An offer differs from an invitation to treat, which is merely an indication of willingness to negotiate. For example, displaying goods in a shop window is not an offer but an invitation to treat. This was clarified in *Partridge v Crittenden* [1968] 2 All ER 421, where an advertisement was not deemed an offer. While Uganda’s Contract Act 2010 does not explicitly address invitations to treat, general common law principles are applicable in Ugandan courts under the Judicature Act.

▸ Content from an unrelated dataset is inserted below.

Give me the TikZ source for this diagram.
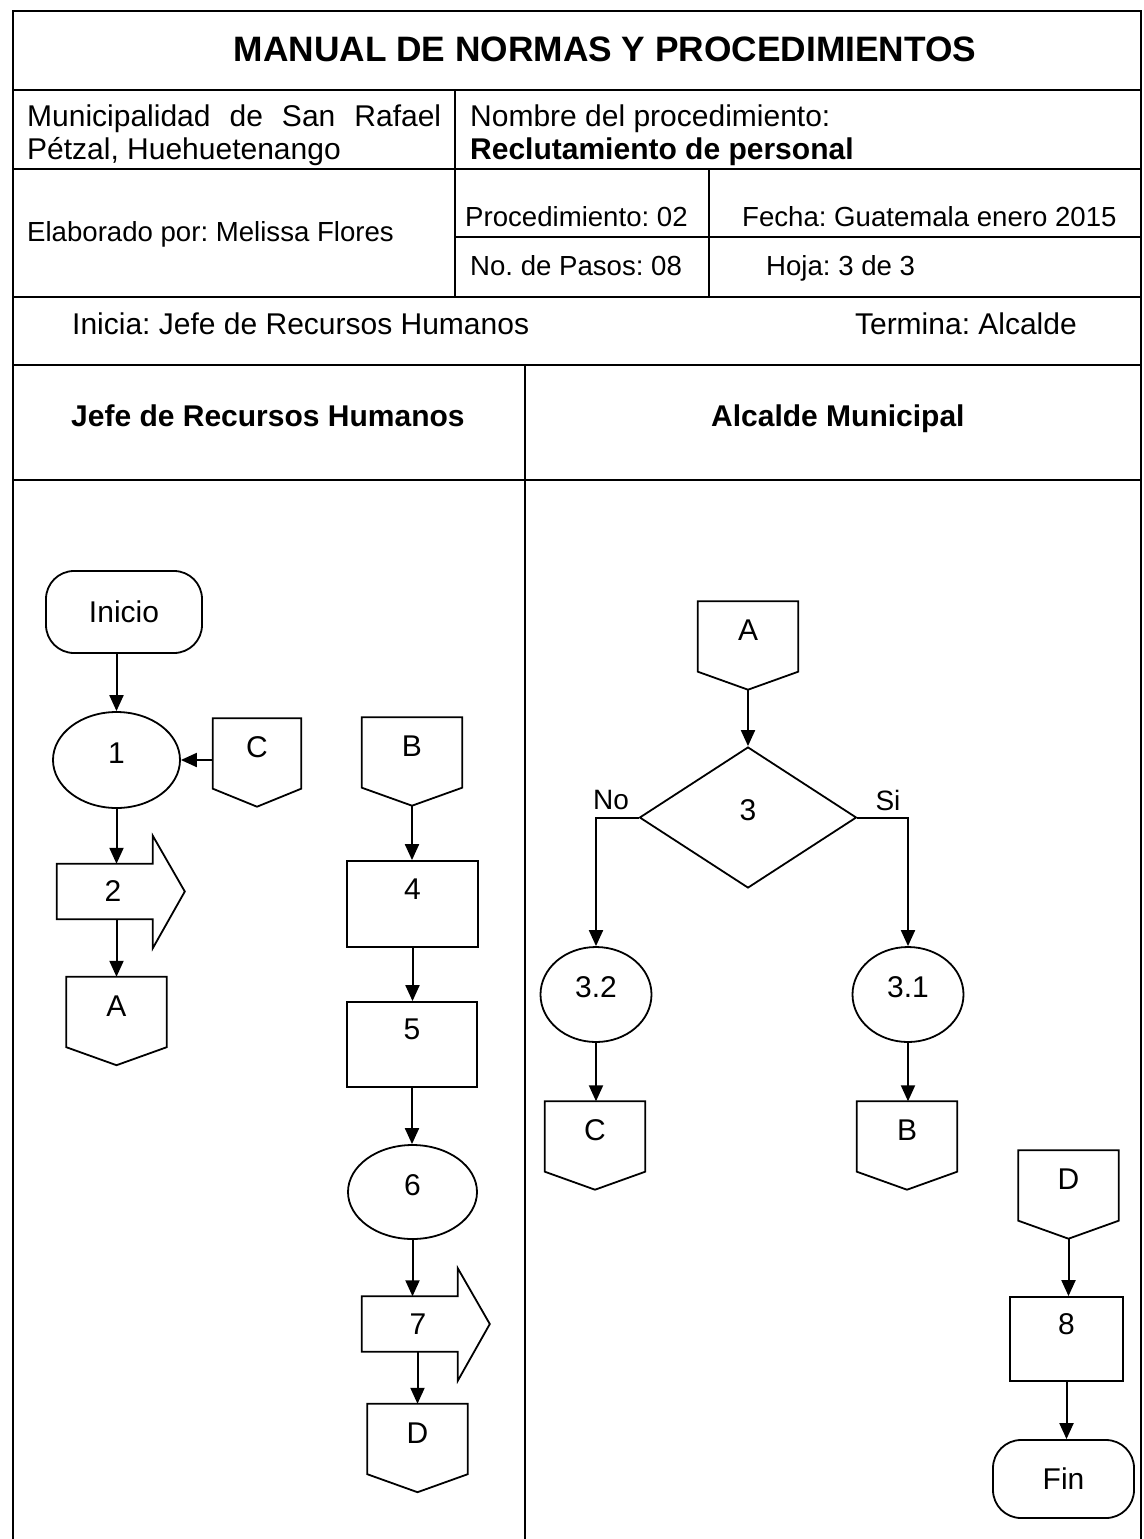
\documentclass[tikz,border=0pt]{standalone}
\usepackage{fontspec}
\setmainfont{Liberation Sans}
\usetikzlibrary{shapes.geometric,arrows.meta,calc}
\frenchspacing
\begin{document}
\begin{tikzpicture}[x=1pt,y=-1pt,
  rule/.style={line width=2pt, line cap=rect},
  divider/.style={line width=1.4pt},
  titlefont/.style={inner sep=0pt, font=\fontsize{35.3}{40}\selectfont\bfseries},
  txt/.style={inner sep=0pt, font=\fontsize{30}{36}\selectfont},
  txtb/.style={inner sep=0pt, font=\fontsize{30}{36}\selectfont\bfseries},
  small/.style={inner sep=0pt, font=\fontsize{27.6}{33}\selectfont},
  shapeline/.style={line width=1.8pt, line join=miter},
  shp/.style={shapeline, draw, inner sep=0pt, font=\fontsize{30}{34}\selectfont},
  term/.style={shp, rectangle, rounded corners=28pt},
  proc/.style={shp, rectangle, text height=21pt, text depth=31pt},
  oval/.style={shp, ellipse, text height=21pt, text depth=15pt},
  decision/.style={shp, diamond, text height=21pt, text depth=15pt},
  offp/.style={inner sep=0pt, minimum width=100pt, minimum height=88pt,
    text height=21pt, text depth=31pt, font=\fontsize{30}{34}\selectfont},
  barrow/.style={inner sep=0pt, minimum width=112pt, minimum height=55pt,
    font=\fontsize{30}{34}\selectfont},
  lbl/.style={inner sep=0pt, font=\fontsize{28}{32}\selectfont},
  arr/.style={line width=2pt, -{Triangle[length=16pt,width=14pt]}},
]
\useasboundingbox (0,0) rectangle (1143,1539);
\fill[white] (0,0) rectangle (1143,1539);

% ---- header table ----
\draw[rule] (13,1539) -- (13,11) -- (1141,11) -- (1141,1539);
\draw[rule] (13,90) -- (1141,90);
\draw[rule] (13,169) -- (1141,169);
\draw[rule] (13,297) -- (1141,297);
\draw[rule] (13,365) -- (1141,365);
\draw[rule] (13,480) -- (1141,480);
\draw[divider] (455,90) -- (455,297);
\draw[divider] (709,169) -- (709,297);
\draw[divider] (455,237) -- (1141,237);
\draw[divider] (525,365) -- (525,1539);

\node[titlefont, anchor=base] (ttl) at (605,61) {MANUAL DE NORMAS Y PROCEDIMIENTOS};
\node[txt, anchor=base west] (mun1) at (27,126) {\makebox[414pt][s]{Municipalidad de San Rafael}};
\node[txt, anchor=base west] (mun2) at (27,159) {Pétzal, Huehuetenango};
\node[txt, anchor=base west] (nom1) at (470,126) {Nombre del procedimiento:};
\node[txtb, anchor=base west] (nom2) at (470,159) {Reclutamiento de personal};
\node[small, anchor=base west] (elab) at (27,241) {Elaborado por: Melissa Flores};
\node[small, anchor=base west] (proc) at (465,226) {Procedimiento: 02};
\node[small, anchor=base west] (fecha) at (742,226) {Fecha: Guatemala enero 2015};
\node[small, anchor=base west] (pasos) at (470,275) {No. de Pasos: 08};
\node[small, anchor=base west] (hoja) at (766,275) {Hoja: 3 de 3};
\node[txt, anchor=base west] (inicia) at (72,334) {Inicia: Jefe de Recursos Humanos};
\node[txt, anchor=base east] (termina) at (1077,334) {Termina: Alcalde};
\node[txtb, anchor=base west] (lane1) at (71,426) {Jefe de Recursos Humanos};
\node[txtb, anchor=base west] (lane2) at (711,426) {Alcalde Municipal};

% ---- lane 1: Jefe de Recursos Humanos ----
\node[term, minimum width=156pt, minimum height=82pt] (inicio) at (124,612) {Inicio};
\node[oval, minimum width=127pt, minimum height=96pt] (one) at (116.5,760) {1};
\node[offp, minimum width=88pt] (cC) at (257,762.5) {C};
\node[barrow] (two) at (113,891.5) {2};
\node[offp] (aL) at (116.5,1021) {A};

\node[offp] (bL) at (412,761.5) {B};
\node[proc, minimum width=131pt, minimum height=86pt] (four) at (412.5,904) {4};
\node[proc, minimum width=130pt, minimum height=85pt] (five) at (412,1044.5) {5};
\node[oval, minimum width=129pt, minimum height=94pt] (six) at (412.5,1192) {6};
\node[barrow] (seven) at (418,1324) {7};
\node[offp] (dL) at (417.5,1448) {D};

% ---- lane 2: Alcalde Municipal ----
\node[offp] (aR) at (748,645.5) {A};
\node[decision, minimum width=217pt, minimum height=141pt] (three) at (748,817.5) {3};
\node[oval, minimum width=111pt, minimum height=95pt] (e32) at (596,994.5) {3.2};
\node[oval, minimum width=111pt, minimum height=95pt] (e31) at (908,994.5) {3.1};
\node[offp] (cR) at (595,1145.5) {C};
\node[offp] (bR) at (907,1145.5) {B};
\node[offp] (dR) at (1068.5,1194.5) {D};
\node[proc, minimum width=113pt, minimum height=84pt] (eight) at (1066.5,1339) {8};
\node[term, minimum width=141pt, minimum height=78pt] (fin) at (1063.5,1479) {Fin};
\node[lbl] (no) at (611,800) {No};
\node[lbl] (si) at (888,800) {Si};

% off-page connector outlines
\foreach \n in {cC,aL,bL,dL,aR,cR,bR,dR}
  \draw[shapeline] (\n.north west) -- (\n.north east) -- ($(\n.south east)+(0,-18)$)
    -- (\n.south) -- ($(\n.south west)+(0,-18)$) -- cycle;

% block-arrow outlines
\foreach \n in {two,seven}
  \draw[shapeline] (\n.north west) -- ++(96,0) -- ++(0,-28) -- ($(\n.west)+(128,0)$)
    -- ($(\n.south west)+(96,29)$) -- ($(\n.south west)+(96,0)$) -- (\n.south west) -- cycle;

% ---- connectors ----
\draw[arr] (one.north |- inicio.south) -- (one.north);
\draw[arr] (cC.west |- one.east) -- (one.east);
\draw[arr] (one.south) -- (one.south |- two.north);
\draw[arr] (aL.north |- two.south) -- (aL.north);
\draw[arr] (bL.south) -- (bL.south |- four.north);
\draw[arr] (four.south) -- (four.south |- five.north);
\draw[arr] (five.south) -- (five.south |- six.north);
\draw[arr] (six.south) -- (six.south |- seven.north);
\draw[arr] (dL.north |- seven.south) -- (dL.north);
\draw[arr] (aR.south) -- (three.north);
\draw[arr] (three.west) -| (e32.north);
\draw[arr] (three.east) -| (e31.north);
\draw[arr] (e32.south) -- (e32.south |- cR.north);
\draw[arr] (e31.south) -- (e31.south |- bR.north);
\draw[arr] (dR.south) -- (dR.south |- eight.north);
\draw[arr] (eight.south) -- (eight.south |- fin.north);
\end{tikzpicture}
\end{document}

Rule 5: An Offer Lapses After a Reasonable Time or Specific Period

An offer does not remain open indefinitely; it lapses after a reasonable time or a specified period if stated. For example, if A offers to sell shares to B for one week and B fails to accept within that period, the offer expires. The case of *Ramsgate Victoria Hotel Co v Montefiore* (1866) LR 1 Ex 109 confirmed that an offer lapses after a reasonable time. Section 6 of Uganda’s Contract Act 2010 provides that an offer lapses if not accepted within the stipulated or reasonable time frame.

Conclusion

In summary, the rules governing an offer—clarity and definiteness, communication, revocability, distinction from an invitation to treat, and lapse after time—are critical to forming a valid contract. These principles, supported by landmark cases and Uganda’s Contract Act 2010, ensure that offers are precise and enforceable, protecting parties in contractual dealings. Understanding these rules is essential for legal practitioners and students alike, as they underpin the predictability and fairness of contract law. Their application in real-world scenarios, as illustrated, demonstrates both their relevance and occasional complexity, highlighting the need for careful interpretation.

References

  • Byrne v Van Tienhoven (1880) 5 CPD 344.
  • Harvey v Facey [1893] AC 552.
  • Partridge v Crittenden [1968] 2 All ER 421.
  • Ramsgate Victoria Hotel Co v Montefiore (1866) LR 1 Ex 109.
  • Taylor v Laird (1856) 25 LJ Ex 329.
  • Uganda Contract Act 2010, Government of Uganda.